Who is the typical student who should come here as opposed to a more traditional college? Our real goal is to prepare students for the creative economy, creative industry. At the undergraduate level, we have to prepare the students with an excellent broad liberal arts education. But for us it's, in addition to that, focusing on the more creative side. How do you prepare people or pick people who are going to be contributors in a pretty complex world where they have to be very flexible about their careers?

Your neighbor NYU has expanded dramatically in the past decade, not just in New York but globally. Do you find yourself bumping heads occasionally? So far, I have not seen that. There's an element to which they provide us cover, in a sense. We're building a big new building there [on 14th Street and Fifth Avenue], and they're so much more ambitious in terms of space that they get more public attention.

Mayor Bloomberg and the City Council have been touting the importance of entrepreneurship, hailing tech startups and people who start their own small businesses. Will there be more focus on this from colleges? Our students already do that. A large number of our students end up having careers where they're entrepreneurial. Parsons [part of New School] is a great example of that. Our goal is really to make that connection better. I'd like to have more permeable division, or connection, with that sort of the creative economy here in New York, a lot of which is going on in Chelsea, innovative design things.

Your predecessor [former Nebraska governor and Senator Bob Kerrey] was a big personality out of the political world. What did he do well and what will you do differently? A great thing he did for this university was he began to pull it together. It was very much Balkanized, different types of activities. Bob did a great job of putting in some infrastructural elements that pulled everything together. The university grew tremendously-100 percent-during his time in terms of enrollment, and he got the university center, the new building, going. We're very different people. I'll probably focus more on the academic vision and trying to make those changes.

The New School has always had a reputation of being progressive. How important is that reputation and how do you maintain it? You have to stay on the cutting edge. There's a real danger, universities can be innovative at one point in time but they get locked into what they do. That's the real trick, to remain nimble and on your toes. We have some advantages in that our founders didn't want a traditional university. They were very much against things like full-time faculty, endowments and having buildings.

How did you handle the Occupy Wall Street movement, when one of your buildings was, for a brief time, occupied by protestors? We basically welcomed it, embraced it, not necessarily because the school was agreeing with any particular position but because it was a great educational experience. There's a tradition here of people being publicly engaged, and I think you should encourage that.

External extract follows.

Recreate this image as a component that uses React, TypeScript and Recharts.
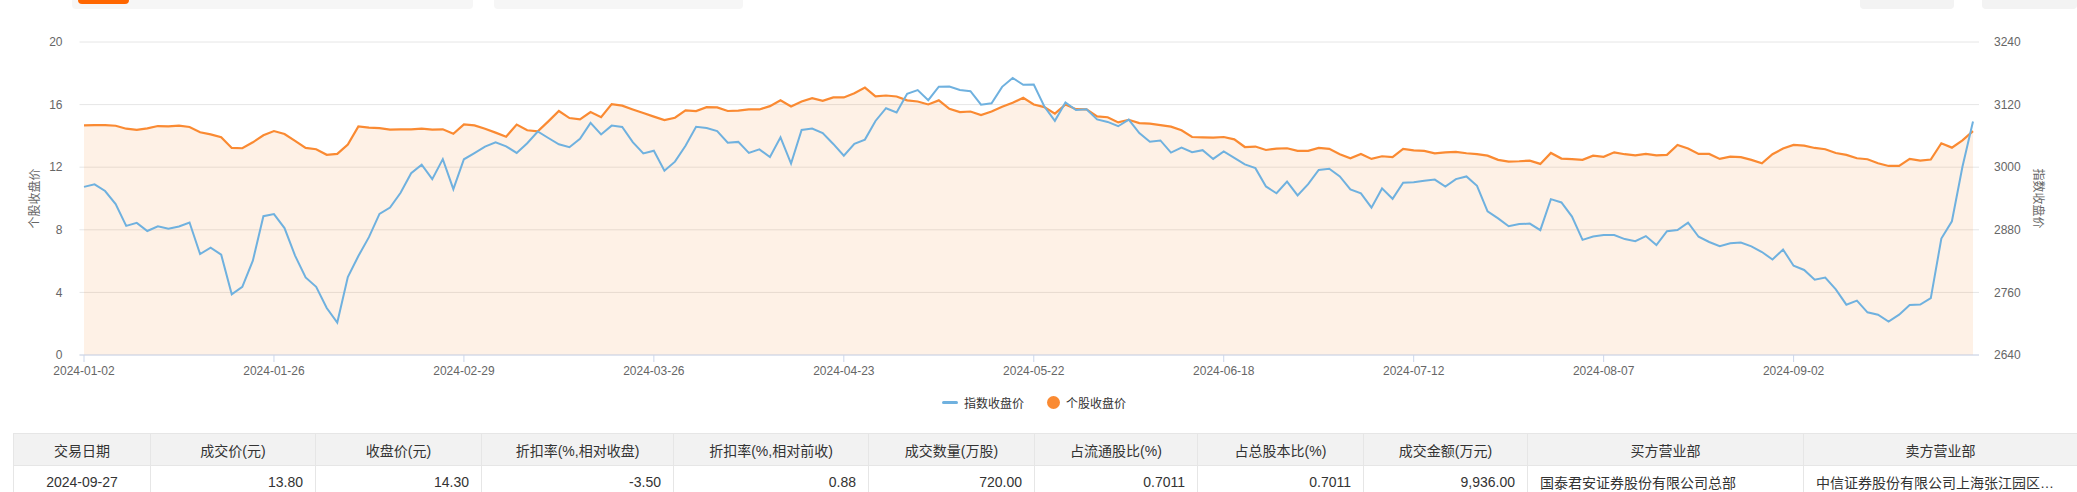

How do you want the average New Yorker to describe what the New School is? I would want them to view it as a beacon for innovation and creativity, and educating students to participate in the creative economy. I don't think [the U.S.] is going to be a traditional manufacturing country anymore. It's going to be a country where the value is going to be added by solving problems, design issues, making the world better for users in a whole variety of ways. It could be politics, it could be social organizations, it could be art, it could be physical design, environmental design. This will be the place you come to get innovative ideas to get educated with that sort of focus.